Speed, Complexity, and Individualization
Machines and plants are becoming ever more complex, with more and more components being installed. In addition, the degree of digitalization is increasing, making product information in mechanical engineering more and more complex. On top of this, there's the rapid acceleration of manufacturing cycles. More complex and faster… could it get more difficult? Yes, in fact it can, as all the information has to be consistent and available in several languages, too. The strong export performance of the German mechanical and plant engineering sector means that translation management is a significant logistical challenge.
Standards and Legislation
The various standards and legislation applicable to mechanical and plant engineering also bring challenges. On the one hand are the differing standards for the products themselves, which must naturally also be addressed in the product literature. On the other, there’s a whole raft of standards aimed specifically at manuals and the work of technical writers.

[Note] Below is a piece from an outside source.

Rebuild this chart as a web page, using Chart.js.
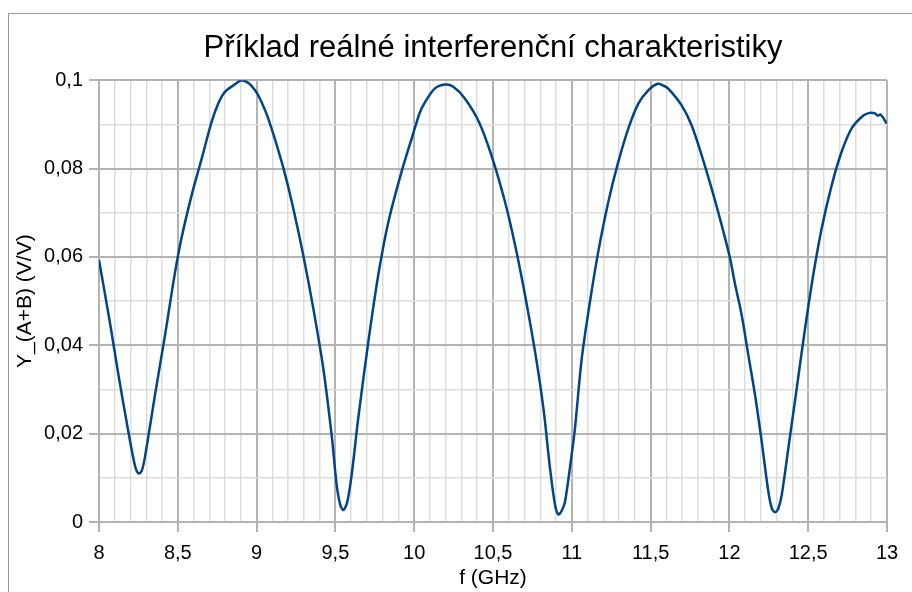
<!DOCTYPE html>
<html>
<head>
<meta charset="utf-8">
<script src="https://cdn.jsdelivr.net/npm/chart.js@4"></script>
<style>
  html, body { margin: 0; padding: 0; background: #fff; }
  #wrap { width: 912px; height: 592px; }
</style>
</head>
<body>
<div id="wrap"><canvas id="chart" width="912" height="592"></canvas></div>
<script>
var freq = [8.00, 8.07, 8.12, 8.186, 8.228, 8.25, 8.27, 8.29, 8.355, 8.419, 8.48, 8.525, 8.588, 8.652, 8.715, 8.76, 8.80, 8.86, 8.905, 8.95, 8.99, 9.02,
  9.074, 9.159, 9.223, 9.296, 9.36, 9.423, 9.476, 9.508, 9.53, 9.55, 9.575, 9.603, 9.645, 9.709, 9.772, 9.836, 9.92, 9.984,
  10.037, 10.07, 10.13, 10.195, 10.248, 10.32, 10.41, 10.49, 10.576, 10.64, 10.703, 10.767, 10.82, 10.862, 10.894, 10.915, 10.935, 10.957, 10.999,
  11.02, 11.063, 11.115, 11.168, 11.232, 11.295, 11.359, 11.422, 11.485, 11.545, 11.58, 11.612, 11.697, 11.76, 11.824, 11.887, 11.951,
  12.004, 12.035, 12.078, 12.12, 12.163, 12.205, 12.247, 12.27, 12.29, 12.31, 12.332, 12.374, 12.427, 12.48, 12.532, 12.585, 12.649, 12.712, 12.776,
  12.85, 12.89, 12.924, 12.94, 12.96, 12.998];
var yAB = [0.0593, 0.0450, 0.0340, 0.0205, 0.0128, 0.0110, 0.0115, 0.0144, 0.0287, 0.0423, 0.0560, 0.0645, 0.0740, 0.0823, 0.0906, 0.0950, 0.0974, 0.0990, 0.1000, 0.0993, 0.0977, 0.0959,
  0.0913, 0.0815, 0.0725, 0.0604, 0.0483, 0.0348, 0.0197, 0.0084, 0.0040, 0.0027, 0.0045, 0.0106, 0.0235, 0.0408, 0.0559, 0.0679, 0.0793, 0.0868,
  0.0928, 0.0951, 0.0981, 0.0990, 0.0985, 0.0959, 0.0906, 0.0830, 0.0725, 0.0627, 0.0514, 0.0385, 0.0257, 0.0121, 0.0038, 0.0017, 0.0025, 0.0046, 0.0152,
  0.0212, 0.0370, 0.0498, 0.0612, 0.0725, 0.0815, 0.0891, 0.0947, 0.0977, 0.0992, 0.0988, 0.0981, 0.0943, 0.0898, 0.0830, 0.0755, 0.0672,
  0.0597, 0.0540, 0.0468, 0.0378, 0.0287, 0.0182, 0.0069, 0.0030, 0.0022, 0.0030, 0.0061, 0.0167, 0.0302, 0.0438, 0.0559, 0.0664, 0.0762, 0.0838, 0.0891,
  0.0920, 0.0926, 0.0925, 0.0920, 0.0922, 0.0902];

var majorColor = '#b3b3b3';
var minorColor = '#dddddd';
var font = 'Liberation Sans';

function xMajor(v) { return Math.round(v * 10) % 5 === 0; }
function yMajor(v) { return Math.round(v * 100) % 2 === 0; }
function comma(v) { return String(v).replace('.', ','); }

var points = freq.map(function (f, i) { return { x: f, y: yAB[i] }; });

var frame = {
  id: 'frame',
  afterDraw: function (chart) {
    var c = chart.ctx;
    c.save();
    c.strokeStyle = '#999999';
    c.lineWidth = 1;
    c.strokeRect(8.5, 13.5, 1000, 1000);
    c.restore();
  }
};

new Chart(document.getElementById('chart'), {
  type: 'scatter',
  data: {
    datasets: [{
      data: points,
      showLine: true,
      borderColor: '#004586',
      borderWidth: 2.5,
      pointRadius: 0,
      tension: 0.3
    }]
  },
  options: {
    responsive: false,
    animation: false,
    devicePixelRatio: 1,
    layout: { padding: { left: 0, right: 25, top: 0, bottom: 0 } },
    plugins: {
      legend: { display: false },
      tooltip: { enabled: false },
      title: {
        display: true,
        text: 'Příklad reálné interferenční charakteristiky',
        fullSize: false,
        color: '#000',
        font: { family: font, size: 31, weight: 'normal' },
        padding: { top: 30, bottom: 13 }
      }
    },
    scales: {
      x: {
        type: 'linear',
        min: 8,
        max: 13,
        afterFit: function (s) { s.height = 70; },
        ticks: {
          stepSize: 0.1,
          autoSkip: false,
          maxRotation: 0,
          padding: 9,
          color: '#000',
          font: { family: font, size: 20 },
          callback: function (v) { return xMajor(v) ? comma(Math.round(v * 10) / 10) : ''; }
        },
        grid: {
          tickLength: 10,
          lineWidth: function (c) { return xMajor(c.tick.value) ? 2 : 1.5; },
          color: function (c) { return xMajor(c.tick.value) ? majorColor : minorColor; },
          tickColor: function (c) { return xMajor(c.tick.value) ? majorColor : 'rgba(0,0,0,0)'; }
        },
        border: { color: majorColor, width: 2 },
        title: {
          display: true,
          text: 'f (GHz)',
          color: '#000',
          font: { family: font, size: 21 },
          padding: { top: 0, bottom: 1 }
        }
      },
      y: {
        min: 0,
        max: 0.1,
        afterFit: function (s) { s.width = 99; },
        ticks: {
          stepSize: 0.01,
          autoSkip: false,
          padding: 6,
          color: '#000',
          font: { family: font, size: 20 },
          callback: function (v) { return yMajor(v) ? comma(Math.round(v * 100) / 100) : ''; }
        },
        grid: {
          tickLength: 10,
          lineWidth: function (c) { return yMajor(c.tick.value) ? 2 : 1.5; },
          color: function (c) { return yMajor(c.tick.value) ? majorColor : minorColor; },
          tickColor: function (c) { return yMajor(c.tick.value) ? majorColor : 'rgba(0,0,0,0)'; }
        },
        border: { color: majorColor, width: 2 },
        title: {
          display: true,
          text: 'Y_(A+B) (V/V)',
          color: '#000',
          font: { family: font, size: 21 },
          padding: { top: 13, bottom: 0 }
        }
      }
    }
  },
  plugins: [frame]
});
</script>
</body>
</html>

What’s more, there will be internal standards that technical writers use to manage their workflows and that ensure a uniform level of quality. As you can see, every manual is subject to a wide range of standards and rules. However, these “tiresome” manuals cannot simply be done away with. According to current legislation, they form an integral part of the product; without its manual, the machine remains incomplete.
Preparation, Media, and Print
Print a manual and send it with the machine – laypeople often imagine that the work of technical writers in the mechanical engineering sector is as simple as that. But this is a far cry from what actually happens. The product information for a plant can easily encompass 30,000 or 40,000 pages. If you wanted to make all this available to the users in printed form, then a documentation facility where the product information could be studied would have to be planned into every plant.
Although printed manuals still have their use, most product information is nowadays provided in digital form. At first sight this might seem to simplify matters, but in fact it places totally new demands on version management and how the information can be adapted to the different digital output media (screen, smartphone, tablet, machine display, augmented reality, to name just a few). And, at the same time, the requirement that product information has to remain accessible for ten years from the time the final machine comes off the production line remains.
Content Management Systems Make Things Easier
Technical documentation in mechanical and plant engineering is a very serious matter: it has to depict highly complex systems in a reliable and easily accessible manner, while not losing sight of the different markets for the product, support diverse media and conform to the standards. A demanding task that can only be made easier with the right tool – for example, a component content management system (CCMS) for technical writers.